The boardwalk and beach at Deauville, Normandy - ©Deauville Tourism Office
The Normandy Backcountry
A few miles inland, Pont-l'Évêque is famous for its creamy cheeses, which include the famous Livarot, Pont l’Evêque and Camembert cheeses. The Norman hinterland is covered with apple orchards used to make Normandy's famous apple cider and Calvados apple brandy. To discover Normandy must-sees and hidden beauties, we invite you to take a look at our Normandy self-drive itineraries.
Traditional stores in Pont l’Evêque - ©OT Pontleveque
Towns to visit in Normandy
Caen is the main city in the region. The Caen War Memorial museum is very interesting and deserves a visit. It will be of special interest to history lovers or people who are retracing their ancestors’ footsteps. Unfortunately, Caen experienced heavy bombing during World War II, so not much of the old town remains. However, the neighboring city of Bayeux has a beautiful old town with half-timbered houses and the gorgeous Bayeux Cathedral. This is a great base from which to explore the sites of the World War II Normandy Invasion as well as the Norman backcountry. You should also see the Bayeux Tapestry that depicts the Norman Invasion of Britain, led by William the Conqueror in 1066. The tapestry itself dates back to the 11th century.

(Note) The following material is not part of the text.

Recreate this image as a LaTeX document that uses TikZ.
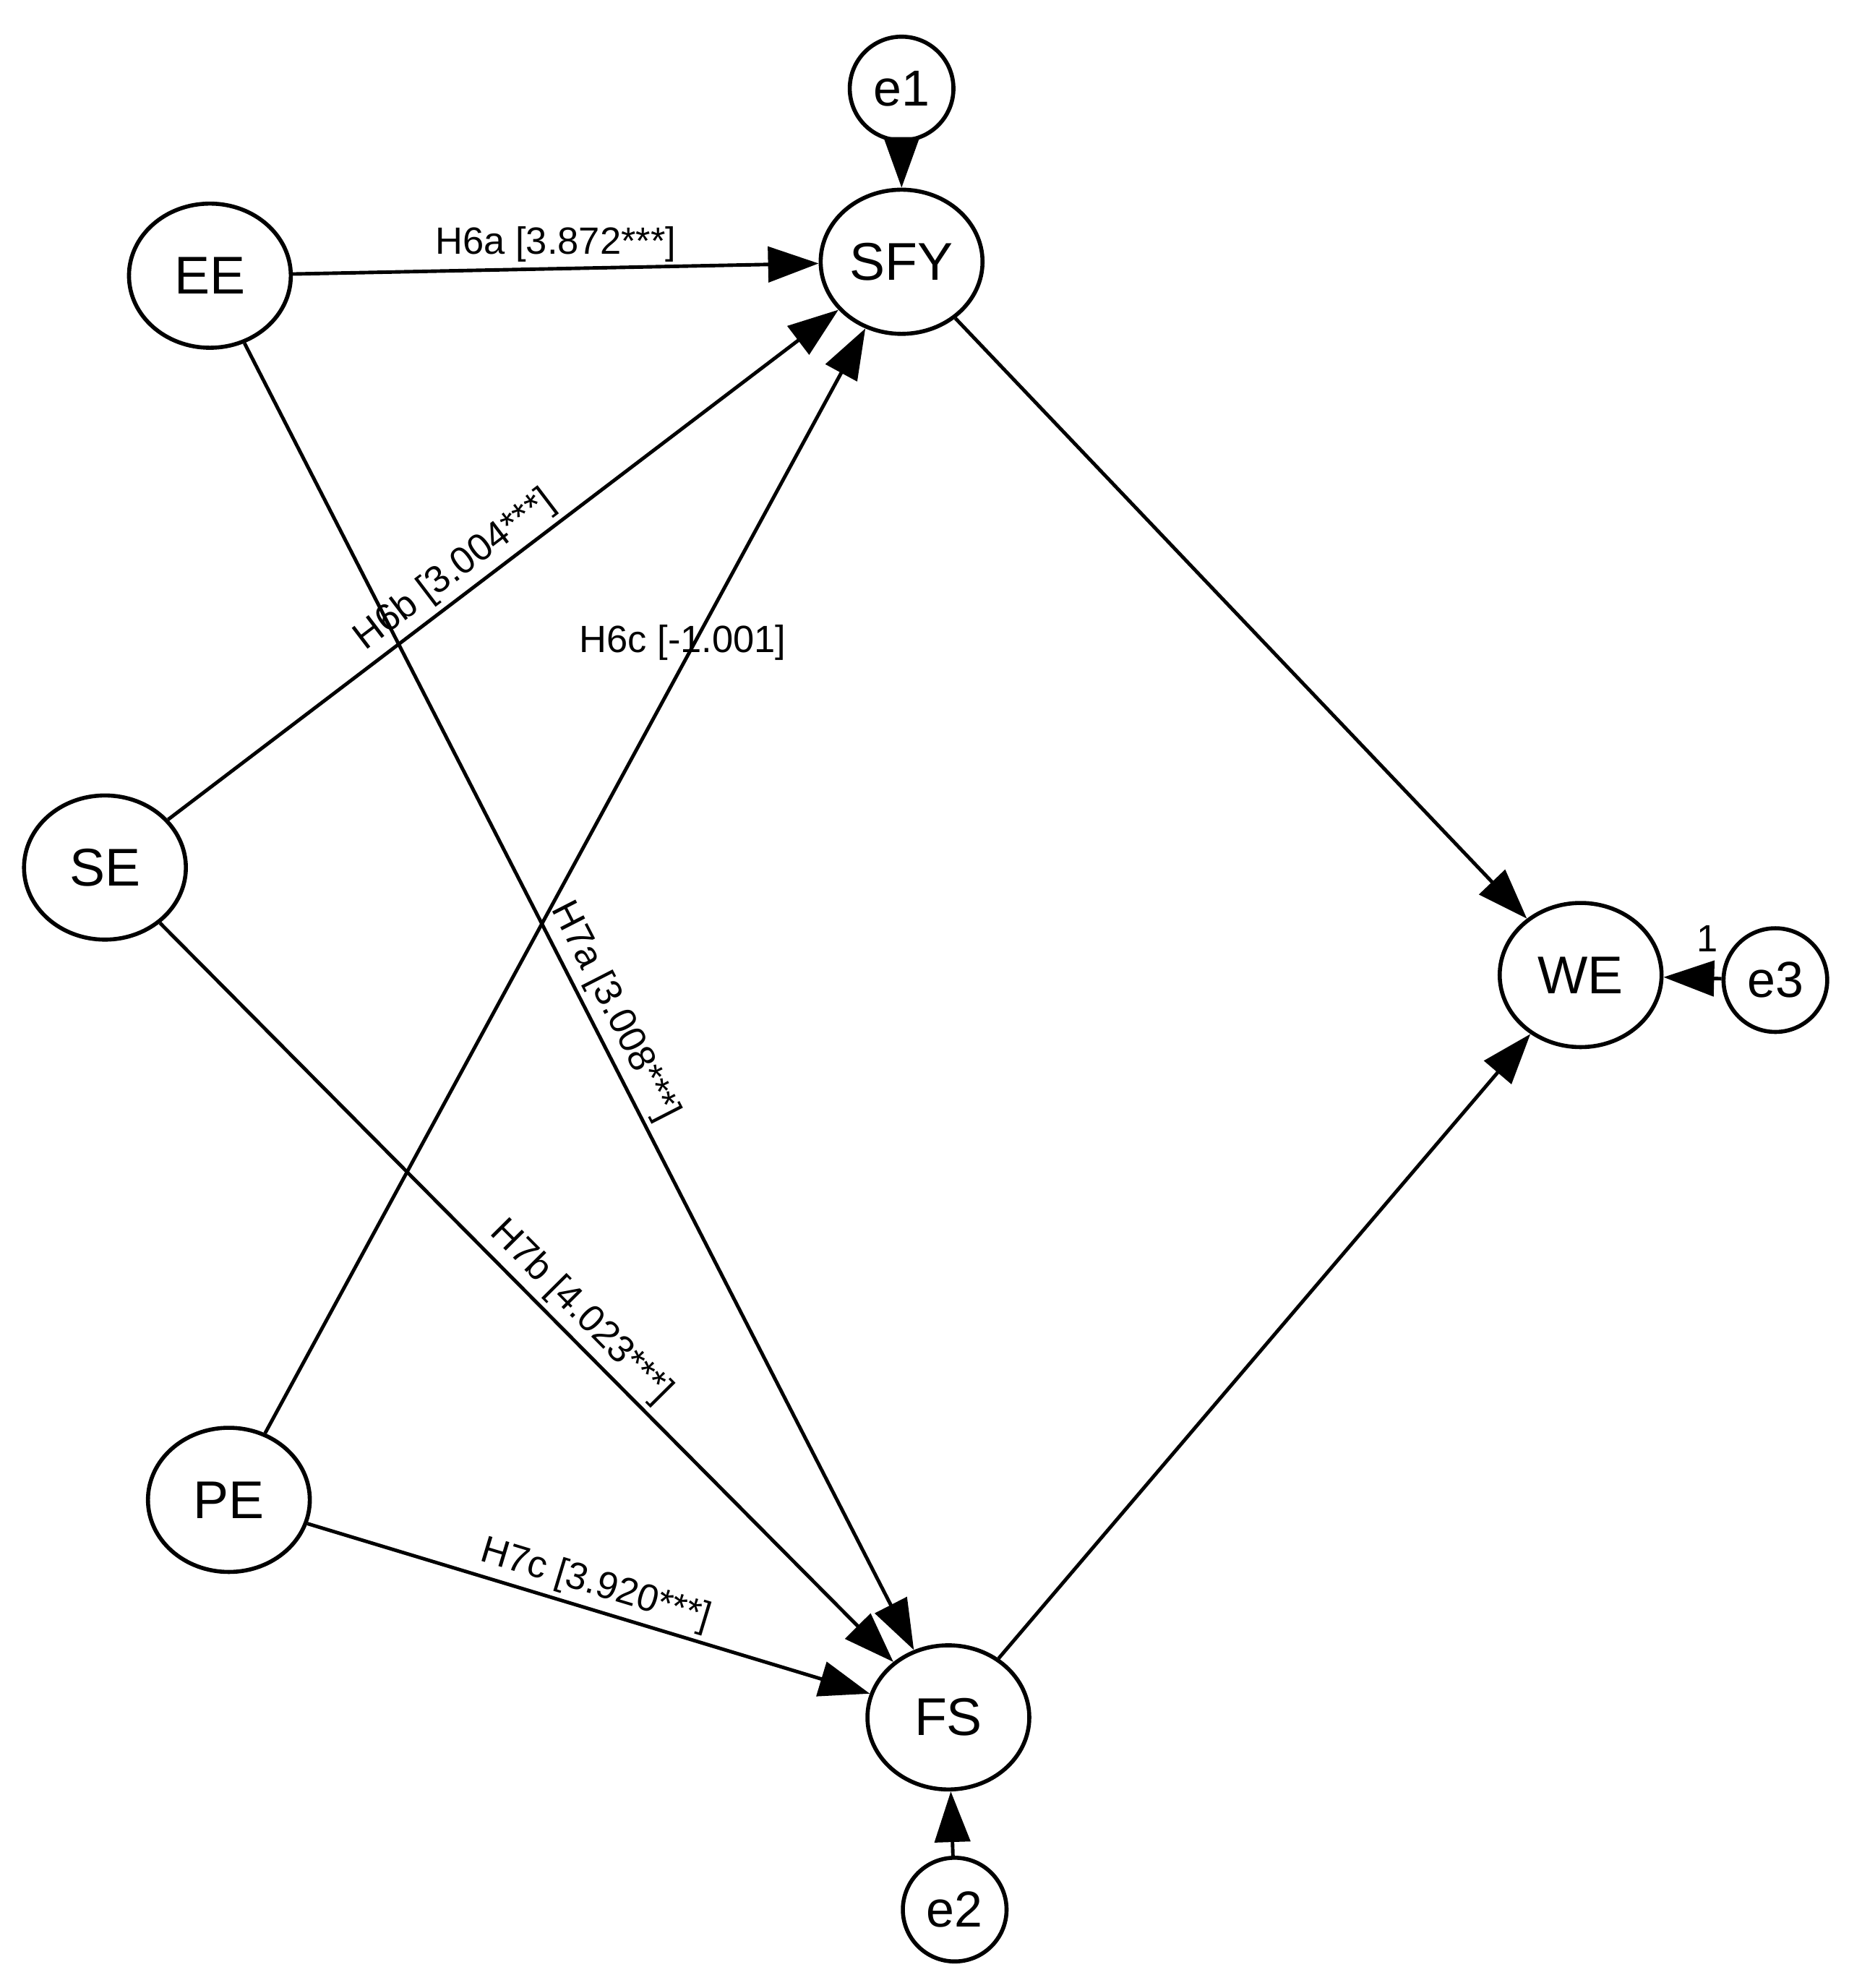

An old waterwheel in Bayeux, Normandy - © Barry Skeates
The World War II Normandy landings beaches
On 6 June 1944, allied forces from the USA, Canada, Britain, France and many other countries landed on the beaches of Normandy. The goal of the allied invasion was to liberate France and Europe from Nazi control. Omaha Beach is a 20-minute drive from Bayeux. Most of the main World War II Normandy landing sites - that is, those that were key to the success of Operation Overlord - are about an hour's drive from Bayeux. Right behind Omaha Beach is the US Cemetery in Colleville sur Mer and towards west is the strategic Pointe du Hoc cliff. If you keep driving west you will get to Utah Beach and Sainte Mere Eglise. The British and Canadian Beaches - Sword Beach and Juno Beach - are located on the eastern part of the coast between Bayeux and Deauville.
The war memorial, Les Braves, at Omaha Beach, Normandy. © Dennis Jarvis
From Mont Saint Michel to Brittany
About one hour and a half from Bayeux towards the South-West is one of the most visited places in France. Mont Saint Michel is a town built on a rock in a bay on the border between Normandy and Brittany. Not far from Mont Saint Michel, we recommend a visit to some of Brittany's typical ports. Here you'll find granite-stone houses and gorgeous seaside sceneries. Saint Malo is a must-see, but there are also smaller places such as Cancale where you can really immerse yourself in the ambiance of Brittany.